Architectural and engineering selection based on qualifications rather than bids is a great option but a dangerous law, according to municipal leaders opposing a bill that would force the issue.
Hiring discretion should be left to municipalities because they are more qualified than the state to make decisions for local projects, said Larry Bierke, Mount Horeb village administrator.
“The bottom line is they can’t manage themselves,” he said of state lawmakers, “so why the hell should they be managing us instead?”
The bill would require qualifications-based selection whenever a local government hires a consultant to plan a project with a value of at least $250,000 and using any amount of state money. QBS is used to select architects, engineers and land surveyors based on qualifications for a project, not merely on the low bid.
Bill author state Sen. Jeff Plale, D-South Milwaukee, was unavailable for comment Monday.
The local resistance was expected, said bill co-sponsor state Rep. Mark Gottlieb, R-Port Washington. But if those governments already use QBS, he said, it is difficult to understand why a state law would be a problem.
Furthermore, he said, the bill does not require QBS on every local project.
“The applicability of it is only on projects when state money is involved,” Gottlieb said. “I don’t think there’s a question of whether or not it’s a good process. The state uses it, (the Wisconsin Department of Transportation) uses it.”
Gottlieb in 2007 introduced a similar bill that passed the state Assembly but stalled in a Senate committee.
The Wisconsin League of Municipalities opposed the bill in 2007 and likely will do so again, said Executive Director Dan Thompson.
“We’ve been supportive of QBS in the past, and we’ve encouraged our members to use it,” he said. “I think a lot of our members do use it. But requiring it seems a little too much.”

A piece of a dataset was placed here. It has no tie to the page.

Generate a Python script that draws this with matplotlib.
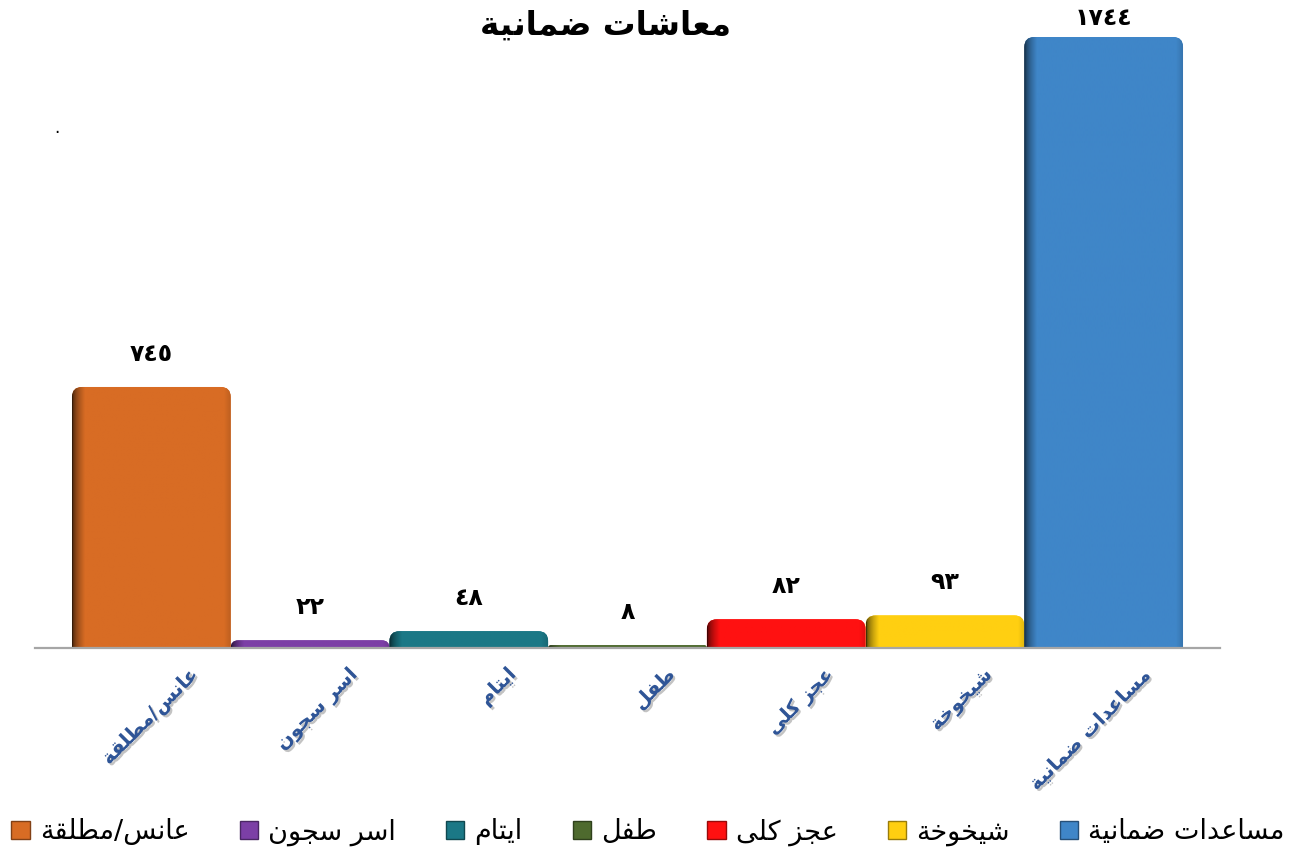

City planners and engineers from Fitchburg, Middleton, Eau Claire and Mount Horeb said they use QBS or similar processes for major projects. In fact, Fitchburg City Engineer Paul Woodard said the city uses QBS on 75 percent of its projects.
“But the question is: Why are we passing a law if it’s something we already do?” he said. “What kind of bureaucratic levels are added if it becomes law? How much more paperwork is there to do? Is there someone from the state who’s going to have to add another level of approvals?
“If this means waiting another three weeks to go on a project, then that’s a problem.”
Middleton City Engineer Shawn Stauske said if state money means required QBS, the city might stop asking for the money on some projects.
The bill does not lay out a state review of consultant selection, and Gottlieb said he does not think making QBS law would delay local projects. He said he would be surprised if municipalities stopped seeking financial assistance.
“I guess that idea is predicated on the notion that QBS is bad to do,” he said.
Governments do not dispute the QBS practice, Bierke said. They just resent a law that removes local authority.
“Maybe,” he said, “they should be asking us what we want them to do.”